X. Profit is Made by Selling a Commodity at its Value

Submitted by libcom on April 5, 2005

X. Profit is Made by Selling a Commodity at its Value

Suppose an average hour of labour to be realized in a value equal to sixpence, or twelve average hours of labour to be realized in six shillings. Suppose, further, the value of labour to be three shillings or the produce of six hours' labour. If, then, in the raw material, machinery, and so forth, used up in a commodity, twenty-four hours of average labour were realized, its value would amount to twelve shillings. If, moreover, the workman employed by the capitalist added twelve hours of labour to those means of production, these twelve hours would be realized in an additional value of six shillings. The total value of the product would, therefore, amount to thirty-six hours of realized labour, and be equal to eighteen shillings. But as the value of labour, or the wages paid to the workman, would be three shillings only, no equivalent would have been paid by the capitalist for the six hours of surplus labour worked by the workman, and realized in the value of the commodity. By selling this commodity at its value for eighteen shillings, the capitalist would, therefore, realize a value of three shilllings, for which had paid no equivalent. These three shillings would constitute the surplus value or profit pocketed by him. The capitalist would consequently realize the profit of three shillings, not by selling his commodity at a price over and above its value, but by selling it at its real value.
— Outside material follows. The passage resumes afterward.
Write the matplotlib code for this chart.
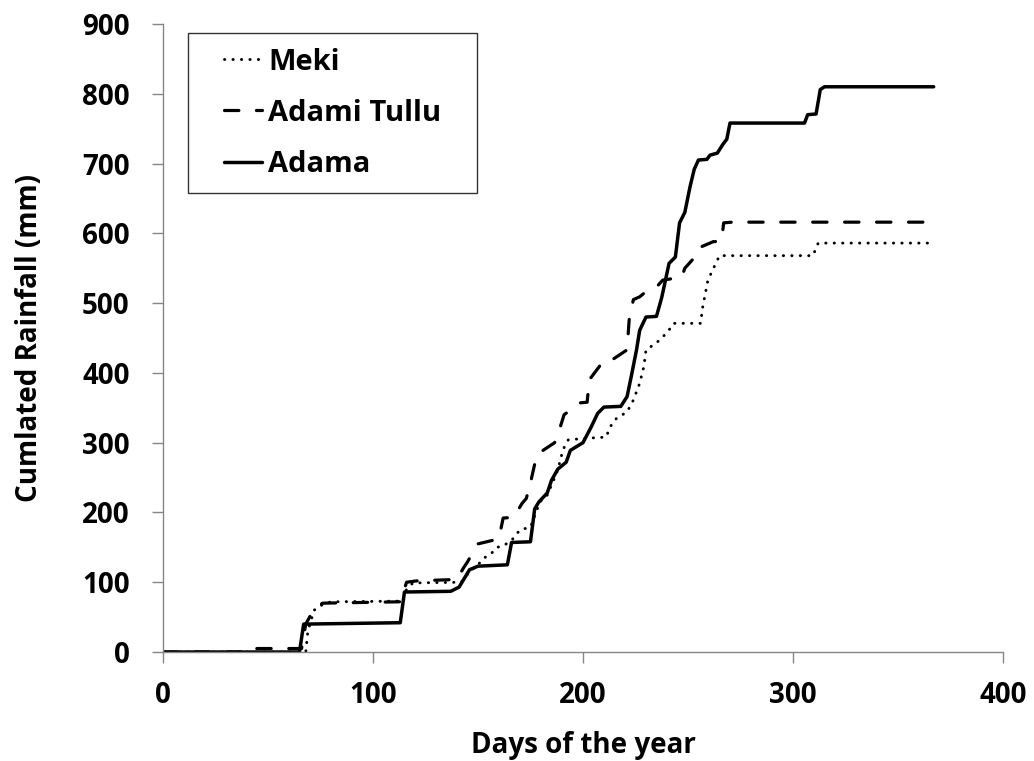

The value of a commodity is determined by the total quantity of labour contained in it. But part of that quantity of labour is realized in a value for which and equivalent has been paid in the form of wages; part of it is realized in a value for which NO equivalent has been paid. Part of the labour contained in the commodity is paid labour; part is unpaid labour. By selling, therefore, the commodity at its value, that is, as the crystallization of the total quantity of labour bestowed upon it, the capitalist must necessarily sell it at a profit. He sells not only what has cost him an equivalent, but he sells also what has cost him nothing, although it has cost his workman labour. The cost of the commodity to the capitalist and its real cost are different things.

I repeat, therefore, that normal and average profits are made by selling commodities not above, but at their real values.